Lettered form (DMS):        40°44'54.24"N, 73°59'08.52"W

All four are the same point. The sign-or-letter choice is per component and per format.

Sydney Opera House at 33.8568°S, 151.2153°E:

Signed form (DD):           -33.8568, 151.2153
Lettered form (DD):         33.8568°S, 151.2153°E
Signed form (DMS):          -33°51'24.5", +151°12'55.1"
Lettered form (DMS):        33°51'24.5"S, 151°12'55.1"E

Note the longitude is positive in both signed and lettered form (E = positive); only the latitude flips sign with the southern hemisphere.

Common misconceptions

“Negative coordinates are unusual or wrong.” They are just the southern and western signs. The southern hemisphere holds roughly 10 % of the world's population but 32 % of its land area including all of Australia, most of South America, southern Africa, and Antarctica.
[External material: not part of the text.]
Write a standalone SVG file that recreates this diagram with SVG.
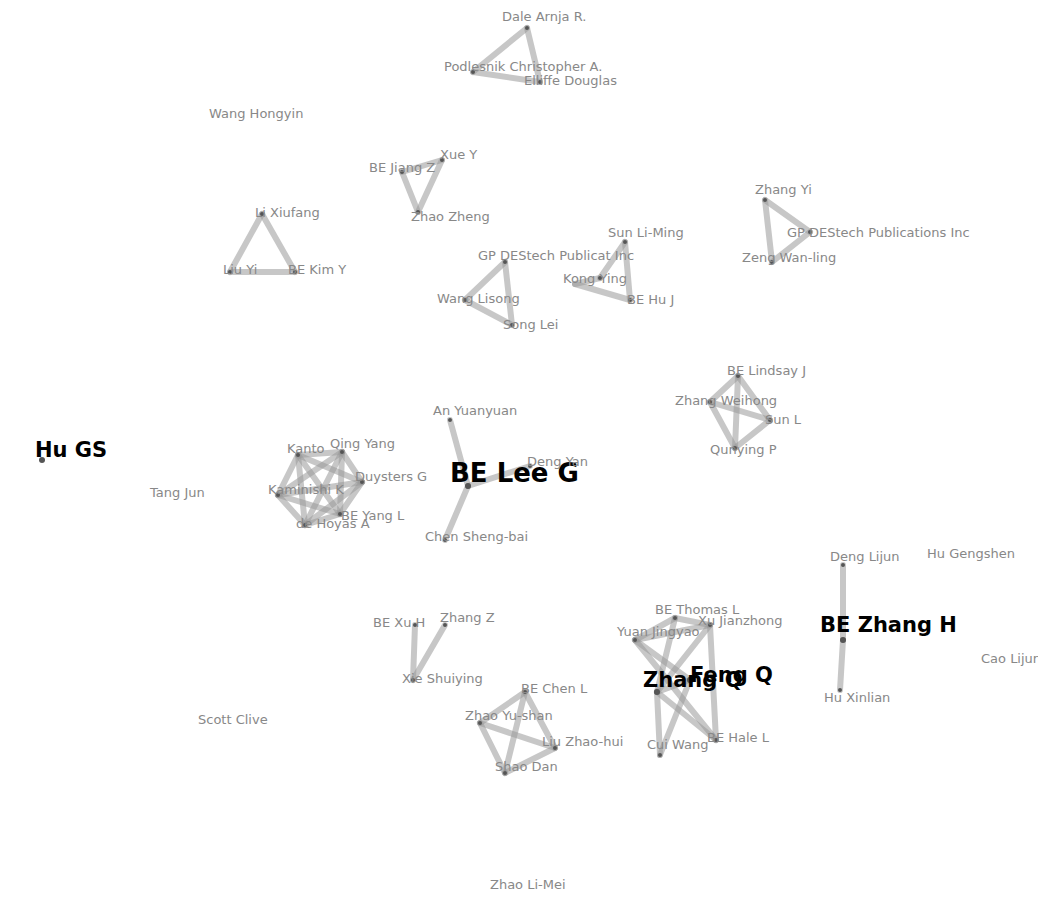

The western hemisphere holds the entire Americas. Half of Earth has at least one negative coordinate component; a quarter has both.

“Hemisphere letters are always required.” Not in signed-number form. The minus sign carries the hemisphere; adding the letter is either redundant or contradictory. Letters are required only when the number is unsigned.

“Negative zero latitude is below the equator.” Mathematically, +0 and −0 are the same point — both are exactly on the equator (or, for longitude, exactly on the prime meridian). IEEE-754 floating-point distinguishes the two as separate bit patterns, but they compare equal under === and represent the identical geographic point. JavaScript display routines may emit -0.000000 for the negative-zero value; defensive parsers and formatters normalise to +0.

“You can't cross the antimeridian.” You can; the longitude sign simply flips. A westbound transpacific flight from Tokyo to Los Angeles crosses the antimeridian and goes from positive- longitude to negative-longitude airspace. The flight path is continuous; only the numerical representation has the discontinuity.

“If a coordinate has no sign or letter, it's in the northern / eastern hemisphere by default.” Some systems assume this; it is a dangerous default. A coordinate without an explicit hemisphere indicator is ambiguous and should be rejected at the parser, not silently assigned to a default hemisphere. The /methodology page documents the default-rejection posture of every Coordinately tool.

“The hemisphere letter is case-sensitive.” In most parsers, the letters are case-insensitive (N and n are equivalent). ISO 6709 examples use uppercase, and uppercase is the near-universal convention in published material; lowercase is acceptable in informal contexts. Mixed-case is unconventional but parseable.